Another participant, Kimberly Corban, questioned Obama's priorities in imposing gun restrictions.
"I have been unspeakably victimized once already, and I refuse to let that happen again to myself or my kids. So why can't your administration see that these restrictions that you're putting to make it harder for me to own a gun?" asked Corban, who survived a brutal rape.
He replied that nothing in his plans would make it more difficult for people like Corban to get a gun to defend herself.
"There really is nothing that we are proposing that prevents you or makes it harder for you to purchase a firearm if you need one," Obama told Corban.
A CNN/ORC poll released earlier Thursday evening found that a majority of the public supports the measures that Obama outlined this week but less than half of Americans think they will actually work.
Support for the measures crosses party lines, with 67% of those asked saying they favor the changes. Some 85% of Democrats, 65% of independents and 51% of Republicans support the President's moves.
But 57% of those polled also said that the measures would not be effective in reducing the number of people killed by guns. And 54% of people, including 79% of Republicans, disapprove of Obama's decision to go around Congress and implement changes to gun policy by using executive power.
The cause of gun violence has become a deeply emotional issue for Obama. On Tuesday, he dissolved in emotion, tears rolling down his face, as he noted that the memory of the first-graders massacred at Sandy Hook Elementary School in Newtown, Connecticut, three years ago were driving his efforts on reduce gun violence.
He recalled during the town hall that he was surprised by his tears days earlier at the White House, as many onlookers were.
Obama noted that he visited Newtown just two days after the mass killing, when it was still "very raw," and that it was the only time he had seen Secret Service officers cry on duty.
"There's a lot of heartache out there," he said, and referred to other tragic problems confronting America.

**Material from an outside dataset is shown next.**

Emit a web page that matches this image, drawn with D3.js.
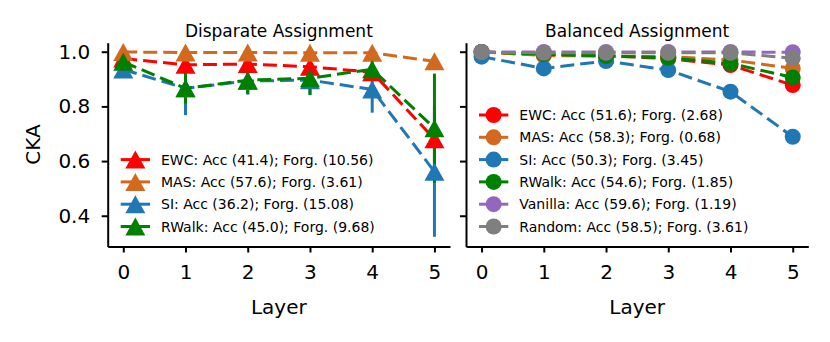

So far, Obama's attempts to put in place more gun control measures have largely failed. Both Democratic and Republican Congresses have not been amenable to further laws. In particular, Congress blocked his attempt to legislate stricter gun laws in 2013 following the Sandy Hook deaths, leaving the White House to resort to a set of executive actions at that time that fell far short of what lawmakers could have enacted.
And every time the President announces new executive measures, he faces claims of political overreach from opponents while gun sales tend to surge.
Opponents, including Republicans in the 2016 presidential race, have claimed that Obama's moves are just a veiled attempt to take guns away from law-abiding Americans who want to defend themselves and to water down the constitutional right to bear arms.
At a campaign event in New Hampshire on Thursday, Republican presidential candidate Marco Rubio said Obama was on a mission to undermine the rights guaranteed to Americans by the Constitution.
"You have a president that views the Constitution as a stale and outdated document and so he habitually tries to undermine it, especially the Second Amendment. He is obsessed with undermining the Second Amendment," Rubio charged.
Obama renewed his push for gun regulations following a spree of mass shootings last year, including a one orchestrated by a radicalized Muslim couple in San Bernardino, California, in December in which 14 people died.
Republicans have criticized the President for raising the issue of gun control after the killings, saying he was downplaying the growing threat to Americans from Islamic terrorism on U.S. soil. But the White House argued that it would be prudent to make it more difficult for criminals and potential terrorists to get guns, particularly to build up large hauls of weapons, in the United States.